EXERCISE BRIEF: Hunt for the word "with" across the entries below, copying each line that holds it.

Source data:
■ ■ ■ ■

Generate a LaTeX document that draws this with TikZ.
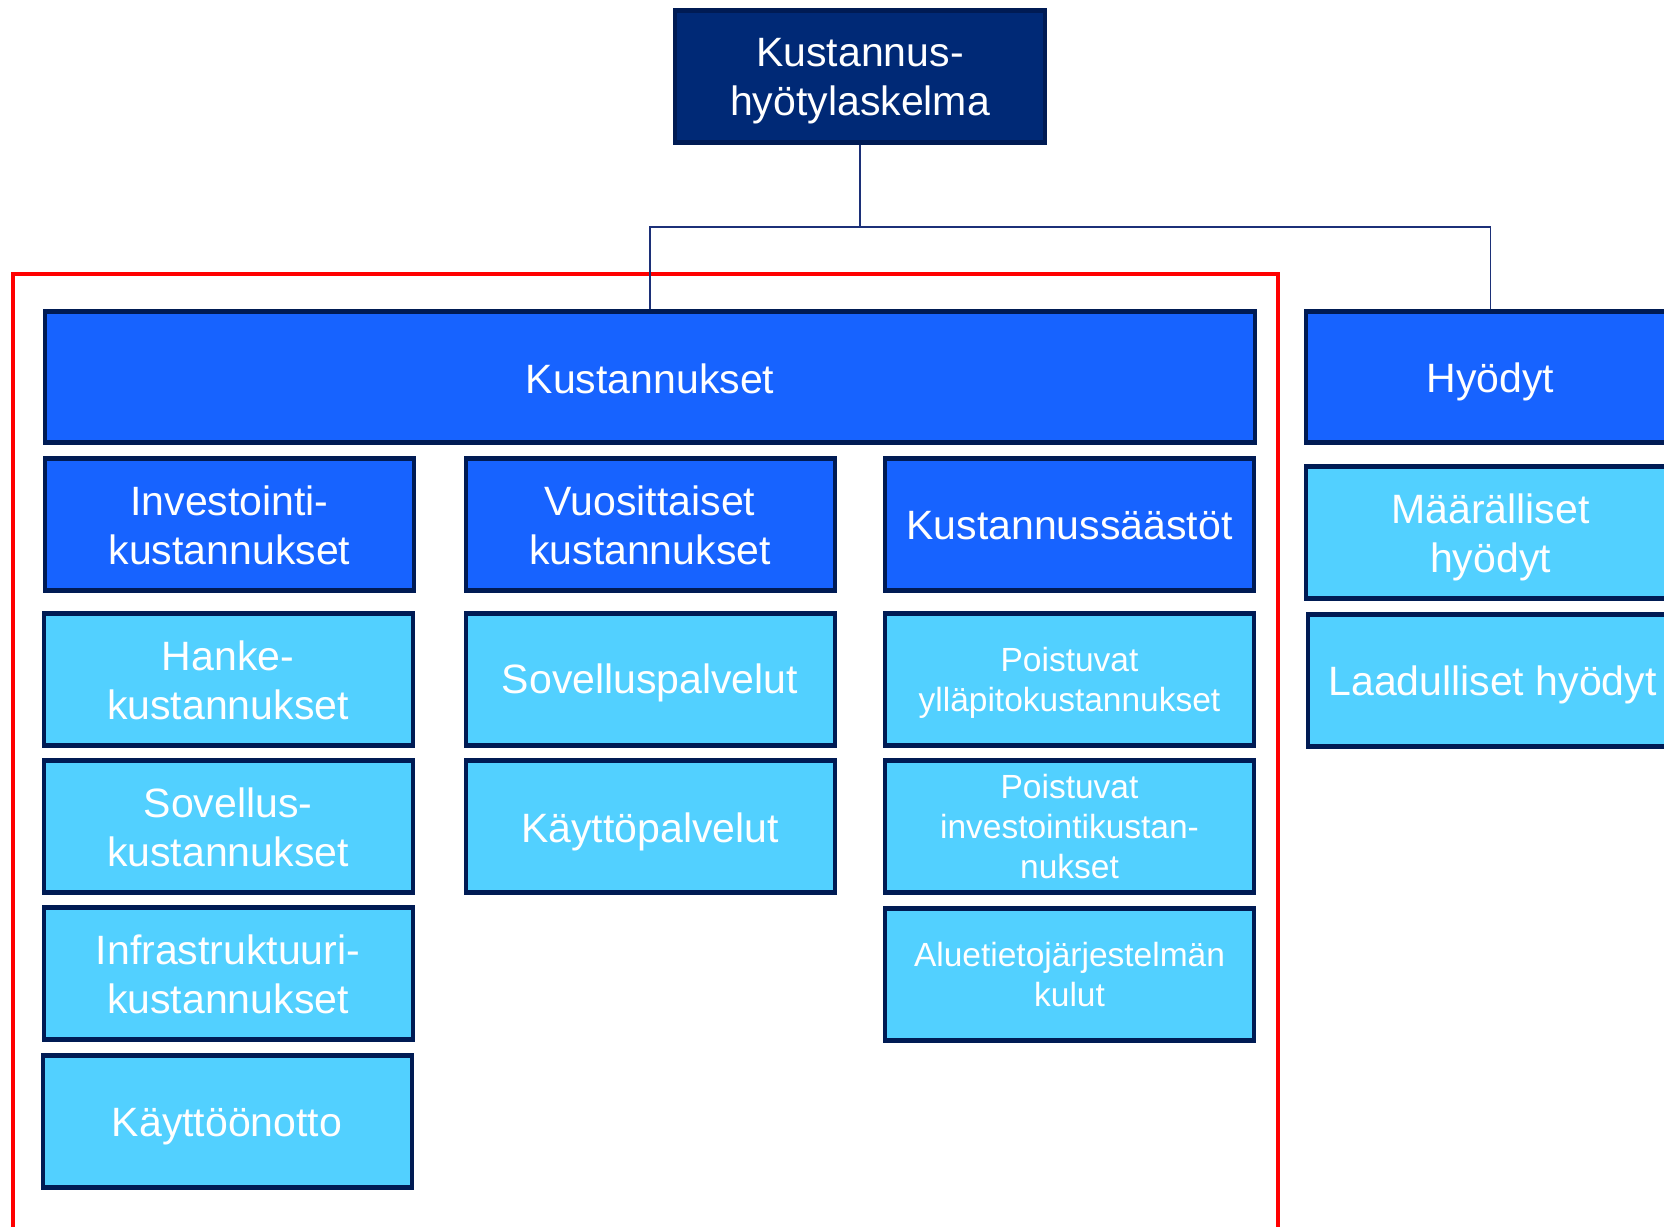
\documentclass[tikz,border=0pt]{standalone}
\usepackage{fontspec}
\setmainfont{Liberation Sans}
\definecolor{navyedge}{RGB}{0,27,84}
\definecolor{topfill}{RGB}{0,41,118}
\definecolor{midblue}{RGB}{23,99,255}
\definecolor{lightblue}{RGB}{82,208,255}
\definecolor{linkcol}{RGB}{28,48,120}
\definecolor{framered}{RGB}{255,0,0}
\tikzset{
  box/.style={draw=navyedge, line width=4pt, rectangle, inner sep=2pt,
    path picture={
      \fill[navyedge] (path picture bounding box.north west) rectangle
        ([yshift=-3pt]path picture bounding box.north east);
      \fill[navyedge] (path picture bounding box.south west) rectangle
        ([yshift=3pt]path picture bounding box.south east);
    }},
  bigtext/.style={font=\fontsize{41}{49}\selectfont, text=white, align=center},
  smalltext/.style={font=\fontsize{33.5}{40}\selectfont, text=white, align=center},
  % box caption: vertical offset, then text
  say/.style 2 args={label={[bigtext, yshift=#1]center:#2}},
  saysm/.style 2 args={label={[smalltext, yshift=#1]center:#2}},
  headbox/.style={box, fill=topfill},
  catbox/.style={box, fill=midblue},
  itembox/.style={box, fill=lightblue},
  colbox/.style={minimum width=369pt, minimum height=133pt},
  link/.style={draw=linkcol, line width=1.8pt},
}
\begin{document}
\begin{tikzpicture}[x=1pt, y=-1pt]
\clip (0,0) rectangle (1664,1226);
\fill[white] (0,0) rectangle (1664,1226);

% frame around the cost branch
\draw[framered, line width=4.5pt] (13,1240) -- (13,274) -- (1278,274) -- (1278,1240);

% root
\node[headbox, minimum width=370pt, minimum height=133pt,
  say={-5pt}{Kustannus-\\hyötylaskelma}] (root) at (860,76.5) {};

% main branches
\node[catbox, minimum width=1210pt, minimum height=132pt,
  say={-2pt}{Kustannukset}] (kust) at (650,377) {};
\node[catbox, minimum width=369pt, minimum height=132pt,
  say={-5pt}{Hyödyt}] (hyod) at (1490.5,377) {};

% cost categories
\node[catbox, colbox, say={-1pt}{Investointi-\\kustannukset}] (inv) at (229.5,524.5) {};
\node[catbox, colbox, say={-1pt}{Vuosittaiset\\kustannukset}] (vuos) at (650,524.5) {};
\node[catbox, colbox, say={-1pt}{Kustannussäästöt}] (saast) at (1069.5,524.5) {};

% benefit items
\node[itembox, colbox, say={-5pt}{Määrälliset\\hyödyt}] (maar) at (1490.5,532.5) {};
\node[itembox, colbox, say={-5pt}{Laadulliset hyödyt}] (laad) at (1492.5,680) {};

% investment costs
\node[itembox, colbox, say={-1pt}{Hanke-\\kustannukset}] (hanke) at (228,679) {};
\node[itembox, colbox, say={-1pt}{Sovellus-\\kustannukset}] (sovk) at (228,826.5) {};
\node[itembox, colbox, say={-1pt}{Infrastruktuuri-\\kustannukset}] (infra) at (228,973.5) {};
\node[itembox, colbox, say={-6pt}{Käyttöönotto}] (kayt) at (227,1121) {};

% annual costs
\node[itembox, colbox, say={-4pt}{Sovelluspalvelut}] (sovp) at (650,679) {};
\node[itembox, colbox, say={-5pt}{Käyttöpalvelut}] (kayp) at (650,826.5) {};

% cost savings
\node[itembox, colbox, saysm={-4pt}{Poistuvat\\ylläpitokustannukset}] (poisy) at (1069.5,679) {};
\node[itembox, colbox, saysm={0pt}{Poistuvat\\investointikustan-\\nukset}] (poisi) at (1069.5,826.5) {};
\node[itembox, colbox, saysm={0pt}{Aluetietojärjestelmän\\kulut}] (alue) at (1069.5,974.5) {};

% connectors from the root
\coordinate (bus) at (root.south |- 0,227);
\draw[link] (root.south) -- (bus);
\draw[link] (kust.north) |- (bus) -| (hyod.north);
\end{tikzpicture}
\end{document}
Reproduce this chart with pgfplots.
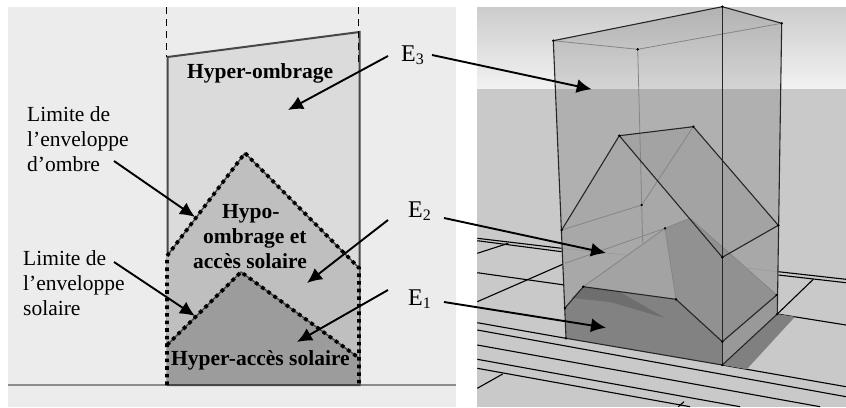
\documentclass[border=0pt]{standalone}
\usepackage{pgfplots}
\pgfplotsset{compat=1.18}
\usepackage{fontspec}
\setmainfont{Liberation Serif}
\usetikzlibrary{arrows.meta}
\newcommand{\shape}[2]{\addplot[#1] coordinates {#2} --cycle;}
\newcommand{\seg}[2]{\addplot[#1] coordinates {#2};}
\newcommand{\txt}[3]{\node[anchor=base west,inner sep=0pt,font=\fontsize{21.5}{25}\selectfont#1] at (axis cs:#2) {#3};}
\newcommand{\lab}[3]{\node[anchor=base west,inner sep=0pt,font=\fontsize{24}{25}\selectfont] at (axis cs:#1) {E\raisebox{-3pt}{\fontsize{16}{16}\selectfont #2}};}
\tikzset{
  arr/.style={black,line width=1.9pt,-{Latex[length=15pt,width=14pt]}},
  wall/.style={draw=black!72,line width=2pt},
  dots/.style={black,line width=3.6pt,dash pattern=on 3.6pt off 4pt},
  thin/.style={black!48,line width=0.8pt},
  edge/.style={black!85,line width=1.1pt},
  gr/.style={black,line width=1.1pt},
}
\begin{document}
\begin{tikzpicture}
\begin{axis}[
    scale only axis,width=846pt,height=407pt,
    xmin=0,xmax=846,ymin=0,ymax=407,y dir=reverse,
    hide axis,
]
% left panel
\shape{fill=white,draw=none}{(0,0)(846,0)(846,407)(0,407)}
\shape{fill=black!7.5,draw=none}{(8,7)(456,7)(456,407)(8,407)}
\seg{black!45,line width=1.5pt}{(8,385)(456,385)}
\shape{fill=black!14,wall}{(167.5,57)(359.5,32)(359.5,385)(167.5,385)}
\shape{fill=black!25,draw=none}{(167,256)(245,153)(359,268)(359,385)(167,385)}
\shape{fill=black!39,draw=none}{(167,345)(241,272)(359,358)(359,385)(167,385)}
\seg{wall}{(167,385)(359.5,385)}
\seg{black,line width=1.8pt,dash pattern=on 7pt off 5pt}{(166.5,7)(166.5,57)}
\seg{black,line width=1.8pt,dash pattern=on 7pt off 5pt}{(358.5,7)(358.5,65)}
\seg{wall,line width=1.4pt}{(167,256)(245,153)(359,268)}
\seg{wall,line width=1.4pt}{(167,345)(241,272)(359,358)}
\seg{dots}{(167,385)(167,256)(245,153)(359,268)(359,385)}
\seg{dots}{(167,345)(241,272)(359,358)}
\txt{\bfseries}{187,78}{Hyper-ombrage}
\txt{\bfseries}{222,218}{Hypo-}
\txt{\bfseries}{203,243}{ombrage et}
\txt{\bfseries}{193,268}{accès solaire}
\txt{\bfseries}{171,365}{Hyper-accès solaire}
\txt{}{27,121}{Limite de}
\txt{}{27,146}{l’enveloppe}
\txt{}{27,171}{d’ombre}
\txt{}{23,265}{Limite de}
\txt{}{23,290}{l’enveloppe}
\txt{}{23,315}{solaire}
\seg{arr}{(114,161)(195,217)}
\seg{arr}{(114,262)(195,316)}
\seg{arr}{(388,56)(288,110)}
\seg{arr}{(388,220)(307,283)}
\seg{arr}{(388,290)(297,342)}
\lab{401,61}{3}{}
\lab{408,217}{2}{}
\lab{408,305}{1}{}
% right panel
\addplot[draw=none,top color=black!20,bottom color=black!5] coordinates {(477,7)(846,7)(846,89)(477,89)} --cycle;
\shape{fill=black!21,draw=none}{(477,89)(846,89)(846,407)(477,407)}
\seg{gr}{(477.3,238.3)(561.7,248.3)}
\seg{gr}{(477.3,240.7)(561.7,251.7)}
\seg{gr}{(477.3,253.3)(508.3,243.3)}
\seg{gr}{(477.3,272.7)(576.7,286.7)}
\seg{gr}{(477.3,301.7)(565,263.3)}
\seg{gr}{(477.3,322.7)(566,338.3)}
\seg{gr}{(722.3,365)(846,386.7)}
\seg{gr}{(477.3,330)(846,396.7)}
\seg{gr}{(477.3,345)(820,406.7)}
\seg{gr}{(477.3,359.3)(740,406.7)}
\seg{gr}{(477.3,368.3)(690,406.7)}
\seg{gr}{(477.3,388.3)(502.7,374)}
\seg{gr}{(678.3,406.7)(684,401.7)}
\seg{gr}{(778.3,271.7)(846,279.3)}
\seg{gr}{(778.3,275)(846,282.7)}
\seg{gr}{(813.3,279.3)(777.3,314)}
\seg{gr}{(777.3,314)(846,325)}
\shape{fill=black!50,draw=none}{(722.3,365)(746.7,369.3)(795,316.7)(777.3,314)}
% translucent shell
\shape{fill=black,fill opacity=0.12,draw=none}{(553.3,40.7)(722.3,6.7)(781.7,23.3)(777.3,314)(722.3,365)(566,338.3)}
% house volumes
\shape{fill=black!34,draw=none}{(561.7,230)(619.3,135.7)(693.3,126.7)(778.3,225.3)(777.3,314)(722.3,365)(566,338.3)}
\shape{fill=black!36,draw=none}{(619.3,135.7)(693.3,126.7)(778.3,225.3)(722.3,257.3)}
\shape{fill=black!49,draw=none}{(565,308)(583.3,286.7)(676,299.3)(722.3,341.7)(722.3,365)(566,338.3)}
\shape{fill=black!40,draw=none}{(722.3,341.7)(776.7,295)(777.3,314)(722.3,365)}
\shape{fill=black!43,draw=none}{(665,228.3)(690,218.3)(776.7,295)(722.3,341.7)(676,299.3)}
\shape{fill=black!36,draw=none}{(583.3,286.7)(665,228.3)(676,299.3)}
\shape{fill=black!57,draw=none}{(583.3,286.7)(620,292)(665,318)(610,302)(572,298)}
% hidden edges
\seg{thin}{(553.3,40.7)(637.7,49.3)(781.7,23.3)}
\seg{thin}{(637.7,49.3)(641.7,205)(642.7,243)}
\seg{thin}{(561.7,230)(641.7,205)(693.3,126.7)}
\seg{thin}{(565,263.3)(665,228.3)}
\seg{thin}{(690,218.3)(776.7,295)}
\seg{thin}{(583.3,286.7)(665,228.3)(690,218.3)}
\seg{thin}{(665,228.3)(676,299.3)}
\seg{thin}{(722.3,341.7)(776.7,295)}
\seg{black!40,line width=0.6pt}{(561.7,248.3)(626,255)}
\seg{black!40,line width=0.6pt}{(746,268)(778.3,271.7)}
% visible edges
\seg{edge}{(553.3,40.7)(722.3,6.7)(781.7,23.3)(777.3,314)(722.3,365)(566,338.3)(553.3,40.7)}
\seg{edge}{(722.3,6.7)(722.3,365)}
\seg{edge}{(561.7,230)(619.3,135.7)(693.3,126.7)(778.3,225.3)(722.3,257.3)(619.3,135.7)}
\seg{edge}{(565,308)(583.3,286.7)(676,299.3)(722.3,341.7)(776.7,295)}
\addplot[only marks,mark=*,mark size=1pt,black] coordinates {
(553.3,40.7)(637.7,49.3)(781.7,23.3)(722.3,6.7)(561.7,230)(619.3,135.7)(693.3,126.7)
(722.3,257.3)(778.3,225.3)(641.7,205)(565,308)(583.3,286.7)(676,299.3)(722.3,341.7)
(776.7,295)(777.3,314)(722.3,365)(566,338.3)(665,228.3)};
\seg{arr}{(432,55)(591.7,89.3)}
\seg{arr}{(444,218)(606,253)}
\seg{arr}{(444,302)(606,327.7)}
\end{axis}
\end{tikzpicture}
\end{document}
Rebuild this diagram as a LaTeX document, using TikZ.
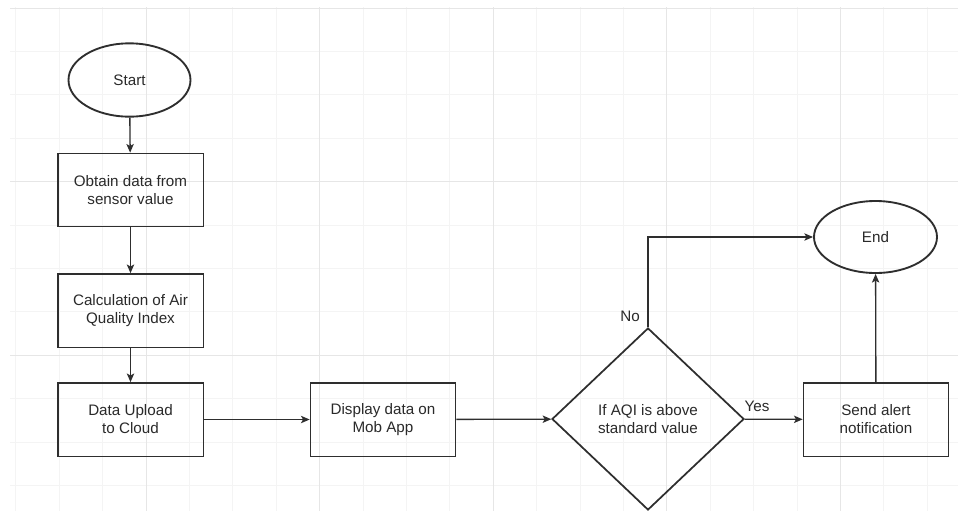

■ ■ ■ ■

WRITTEN ANSWER:
Generate a LaTeX document that draws this with TikZ.
Reproduce this chart with pgfplots.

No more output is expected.